To an outsider, it is nothing but a 220 year old house with numerous problems to be fixed and tons of junk to be removed. To those who grew up and lived in that home, it is treasure chest filled with memories and physical reminders of both good times and bad.
Having spent the better part of the past 10 days either driving or helping sort and pack a house full of "stuff", it amazes me how something can be viewed in one light by one person and entirely different by another. Truly one person's trash is another person's treasure.
Before leaving yesterday morning I sat with my frazzled 81 year old mother-in-law talking about "things". Surrounded by boxes, papers, and a multitude of plates, bowls, cups and other things, my heart broke for this wonderful woman as she struggles with deciding what to keep and what to part with.
My mother-in-law has been very active in church matters her whole life. Her life has always revolved around Christ and she has given hundreds of thousands of hours to charity work, sitting on church committees and even traveling to Africa and Russia on mission trips. Although she is not religious, she is deeply committed to Christ and her lifestyle bears witness to this.
Time and again yesterday morning, Barbara spoke out loud her wonder at how she accumulated so much over the years and her fear of having to live the rest of her life without things which have been her companion for many years. See, my father-in-law (who was a doctor) walked out on the family to be with another woman 35 years ago and once the last child went off to college, Barbara lived in this huge house alone with only her belongings and relationship with Christ to pull her through.
Family members do not understand why she spends hours going through boxes of ancient letters, but both my wife and I do. People advocate she just donate 90% of all she has to charity and start over. How can a 81 year old woman with some health issues do that? It both angers and hurts me to see the lack of patience and understanding so many have for the elderly and what they are facing as they must move out of their refuge and part with things that have kept them company for decades.
The apostle Paul says in 1 Thessalonians 5:14:
"Now we exhort you, brethren, warn them that are unruly, comfort the feebleminded, support the weak, be patient toward all men ."

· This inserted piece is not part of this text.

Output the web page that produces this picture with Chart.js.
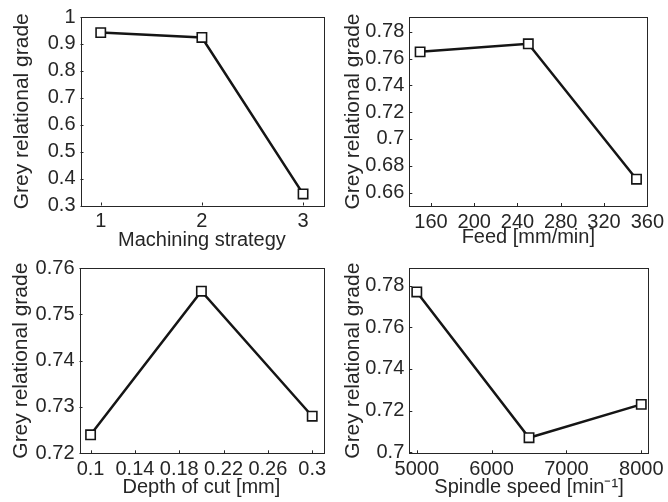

Without question, an older person many times is "feebleminded" and usually weak. Instead of getting angry with them for disrupting our lives, we need to be comforting, supporting and most of all PATIENT.
As our parents or grandparents get older and older, I pray we all remember to help, comfort and guide them instead of getting mad at them and vanishing. We must always remember that it is the very young, the very old, the very poor and the very sick who need all the love of God in our hearts the most!